Postby Phil O » Tue Oct 01, 2019 12:08 pm

David B wrote:I have done a couple of demonstration sessions this year, the last at Scaleforum. Much interest was taken in a couple of tools I was using. Several people have told me since that they have bought one or both of the following an found them very useful.

1. Hackle pliers by Veniard, from your local angling shop. They come in two types: standard (on the right) and easy grip with comfortable brass pads. Cost: around £2.50 / £2.75. The grip is quite strong and the jaws are nigh parallel. I have a pair of each.

hackle-pliers_2955.jpg

2. Ceramic tipped tweezers.
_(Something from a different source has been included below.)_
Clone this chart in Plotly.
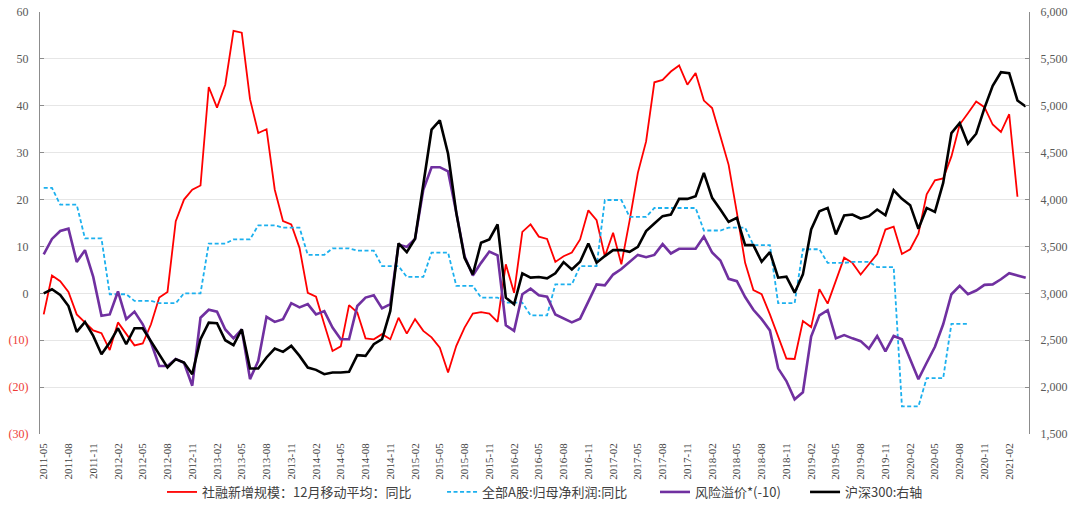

These I bought off Ebay for about £3.50 a pair. A product of the vaping business, the jaws are heatproof to 1600oC which makes them ideal for soldering. There is no need to mess up the tips of metal tweezers, heating and cooling them which ruins the temper and distorts them. I also find glue does not stick hard to the ceramic jaws when dry and can easily be removed. One point though - don't drop them or push too hard with them or the tips will chip. The jaws are replaceable - if anyone can find replacement tips, please let me know as I have not found any yet!

ceramic_2956.jpg



I have 3 pairs of ceramic tweezers each with different ends, I bought them as a set on Ebay for around £3.50 from China. I would point out that the tips hold the heat for a while.